I love books; I really love free books, so it’s no surprise that I love all these book giveaways going on.
I think I started advocating for book giveaways as a way to reinvigorate the
Wotmania OF message board in early 2004 – at this time there were only the occasional sweepstakes programs here and there. Now, if you know what you are doing, you can find seemingly countless book giveaways that really don’t have any strings attached – all you need to do is supply an email or private message, sometimes with a name and address, that actually isn’t used for anything other than getting you a book in the case that you win. There really is no reason not to sign up.

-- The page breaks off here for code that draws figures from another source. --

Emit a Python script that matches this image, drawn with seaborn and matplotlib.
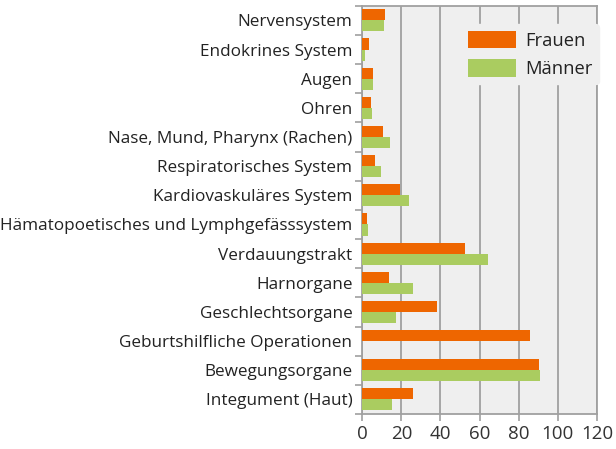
"""
Horizontal grouped bar chart: Frauen vs. Männer by organ system.
"""

import numpy as np
import pandas as pd
import seaborn as sns
import matplotlib.pyplot as plt

CATEGORIES = [
    "Nervensystem",
    "Endokrines System",
    "Augen",
    "Ohren",
    "Nase, Mund, Pharynx (Rachen)",
    "Respiratorisches System",
    "Kardiovaskuläres System",
    "Hämatopoetisches und Lymphgefässsystem",
    "Verdauungstrakt",
    "Harnorgane",
    "Geschlechtsorgane",
    "Geburtshilfliche Operationen",
    "Bewegungsorgane",
    "Integument (Haut)",
]
FRAUEN = [11.6, 3.4, 5.5, 4.5, 10.6, 6.5, 19.3, 2.4, 52.6, 13.7, 38.2, 85.9, 90.5, 26.0]
MAENNER = [11.1, 1.4, 5.5, 5.0, 14.2, 9.6, 23.9, 2.9, 64.4, 26.0, 17.3, 0.0, 91.0, 15.2]
SERIES = ["Frauen", "Männer"]
X_TICKS = [0, 20, 40, 60, 80, 100, 120]

COLORS = {"Frauen": "#ee6600", "Männer": "#aacc60"}
GRID_GREY = "#a0a0a0"
PANEL = "#efefef"


def build_frame() -> pd.DataFrame:
    df = pd.DataFrame({"Kategorie": CATEGORIES, "Frauen": FRAUEN, "Männer": MAENNER})
    return df.melt(id_vars="Kategorie", value_vars=SERIES, var_name="Geschlecht", value_name="Wert")


def main() -> None:
    sns.set_style("white")
    plt.rcParams["font.family"] = ["Open Sans", "DejaVu Sans"]

    df = build_frame()

    fig = plt.figure(figsize=(6.16, 4.49), dpi=100)
    ax = fig.add_axes([0.588, 0.078, 0.381, 0.909])
    ax.set_facecolor(PANEL)

    sns.barplot(
        data=df, y="Kategorie", x="Wert", hue="Geschlecht",
        order=CATEGORIES, hue_order=SERIES, palette=COLORS,
        orient="h", width=0.76, saturation=1, linewidth=0, ax=ax, zorder=3,
    )

    ax.set_xlim(0, 120)
    ax.set_ylim(len(CATEGORIES) - 0.5, -0.5)
    ax.set_xticks(X_TICKS)
    ax.set_xticklabels([str(t) for t in X_TICKS], fontsize=13.5, color="#333333")
    ax.xaxis.grid(True, color=GRID_GREY, linewidth=1.3, zorder=0)
    ax.set_axisbelow(True)

    # category labels centred on bars, tick marks on the boundaries
    ax.set_yticks(np.arange(len(CATEGORIES)))
    ax.set_yticklabels(CATEGORIES, fontsize=12.3, color="#222222")
    ax.tick_params(axis="y", which="major", left=True, length=0, pad=7)
    ax.set_yticks(np.arange(len(CATEGORIES) + 1) - 0.5, minor=True)
    ax.tick_params(axis="y", which="minor", left=True, length=5, color=GRID_GREY, width=1.2)
    ax.tick_params(axis="x", bottom=True, length=5, color=GRID_GREY, width=1.2, pad=3)

    ax.set_xlabel("")
    ax.set_ylabel("")
    for side in ["top", "right", "bottom", "left"]:
        ax.spines[side].set_color(GRID_GREY)
        ax.spines[side].set_linewidth(1.3)

    leg = ax.legend(
        loc="upper left", bbox_to_anchor=(0.385, 0.977), frameon=True,
        fontsize=13.2, handlelength=2.6, handleheight=1.1,
        labelspacing=0.5, handletextpad=0.5, borderpad=0.35,
    )
    leg.get_frame().set_facecolor(PANEL)
    leg.get_frame().set_edgecolor(PANEL)
    leg.get_frame().set_alpha(1)
    leg.set_zorder(5)
    for t in leg.get_texts():
        t.set_color("#222222")

    fig.savefig("out.png", dpi=100)
    plt.close(fig)


if __name__ == "__main__":
    main()
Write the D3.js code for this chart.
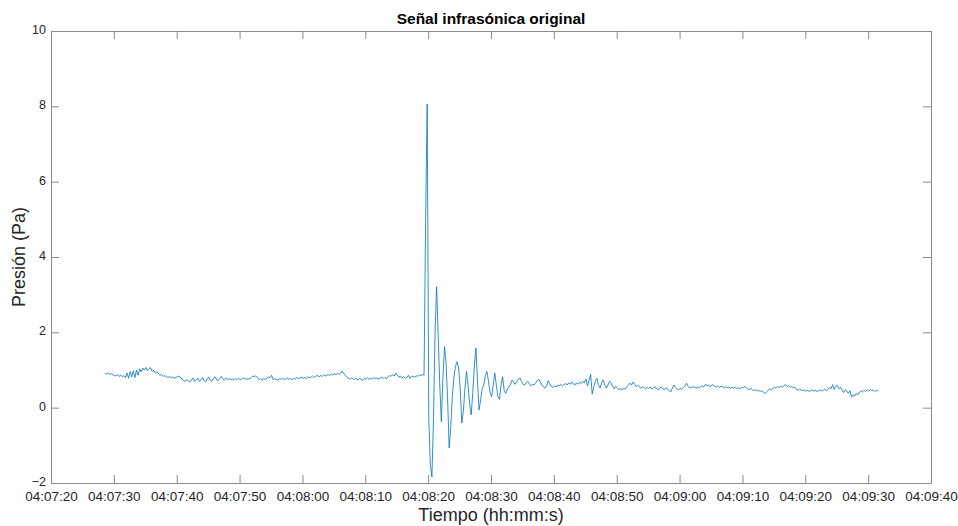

Excepting bookstore and publisher sweepstakes, I think I first noticed on-line giveaways sometime in 2003. At that time, it was limited and author sponsored – I think the giveaway was a R. Scott Bakker book at
Wotmania OF, and not really a true giveaway, but more of a contest. Starting a few years later, Pat over at
Pat’s Fantasy Hotlist really got book giveaways going – he has them all the time. Other places like
FantasyBookSpot had occasional giveaways, but nothing like Pat. Now it seems that everywhere I look there are more –
SFF World,
Wotmania OF,
SFX,
Fantasy Book Critic,
Graeme’s Fantasy Book Review,
My Elves are Different,
SF Signal,
The Fantasy Review, etc… And you can find many other sources for free books such as the reader review programs at many of the major publishing houses, bookstore giveaways at places like
Waterstone's, publisher direct contests at their own blogs (such as
Orbit), other blog contests (like what Carl sponsors at
Stainless Steel Droppings), and even the occasional giveaway from the authors themselves (such as
this one from Tobias Buckell).
Clearly the combination of every fanboy/girl out there getting into blogging and the realization by publishers of the power of on-line marketing through the fanboy/girl is making these giveaways even more popular. And why not – it makes good marketing sense (to me anyway). Even
this survey indicates as much. Now the specific category of contests is really low, but if the winner of the contest starts recommending it to friends, or writes a review on a blog, or talks it up on a message board or a book club, the chain reaction starts and the cost of that single book has more than paid for itself in more than one way.
And who doesn’t love free books – I am a bona fide bibliophile and I sure do love these contests. I almost compulsively enter just about every one that I see, even though in many cases I could request said book from the publisher or I may even already have a copy. I don’t care, I get selfish, gimmeee books, gimmmeee more books. And if I don’t win, I often do buy that book.
So, my little blog is pretty successful – I’ve had over 20,000 visitors (not counting RSS views) and at a rate of several thousand per month, that’s growing fast. But I haven’t done any giveaways – should I? Perhaps I should declare my blog giveaway free just to be different. Well, that sounds good to me – Neth Space is and will remain giveaway free*.
*this is mostly due to laziness rather than any actual principled stand or desire to be different. In fact if offered giveaways, Neth Space would happily reverse this stand almost instantly – after all, I do love giveaways.